Towards the end of the 1990s tech stock bubble, “new media” – i.e., the Internet — was ascendant and old media like magazines, newspapers and broadcast TV were yesterday’s news. This was reflected in relative stock valuations, which gave Internet pioneer AOL the ability to buy venerable media giant Time Warner for what looked (accurately in retrospect) like an insane amount of money.

Now fast forward to 2017. Online retailing is crushing bricks-and-mortar, giving, Inc.(NASDAQ:AMZN) all the high-powered stock it needs to do whatever it wants. And what does it want? Apparently to run grocery stores via the acquisition of Whole Foods Market (NASDAQ:WFM), the iconic upscale-healthy food chain.

Amazon is going to apply its advanced technology – online ordering, fast delivery, drones, autonomous cars, whatever – to the quintessentially meatspace business of selling groceries. And it’s paying $13 billion to find out if this is a good idea.

Whether it is or isn’t is less important than what this type of M&A says about the mindset of a given cycle’s favored companies. When undreamed-of amounts of money start pouring in (as with the dot-coms of old and today’s Big Tech) it changes the perception of risk. $13 billion is a terrifying amount of money to bet on a new and untested idea – except in the context of a near-trillion dollar market cap, where it seems downright modest.

When the next bear market hits, though, that kind of money might seem a bit hubristic.

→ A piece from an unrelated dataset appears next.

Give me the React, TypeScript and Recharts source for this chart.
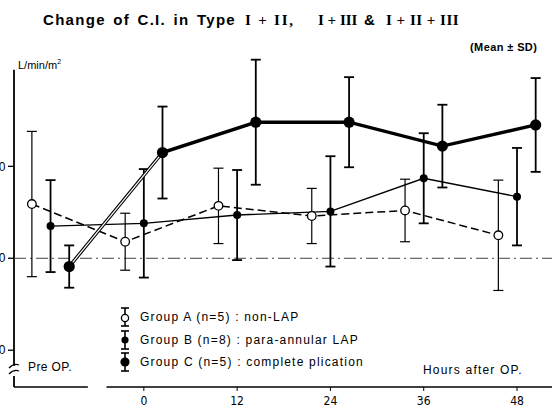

As with so many other extraordinary recent market events (record-high stock prices combined with record-low volatility, negative yields on government bonds, soaring debt/GDP combined with falling inflation), Amazon/Whole Foods might or might not be the bell that rings at the top. But when the history of this time is written, there’s a good chance that it will be somewhere on the list.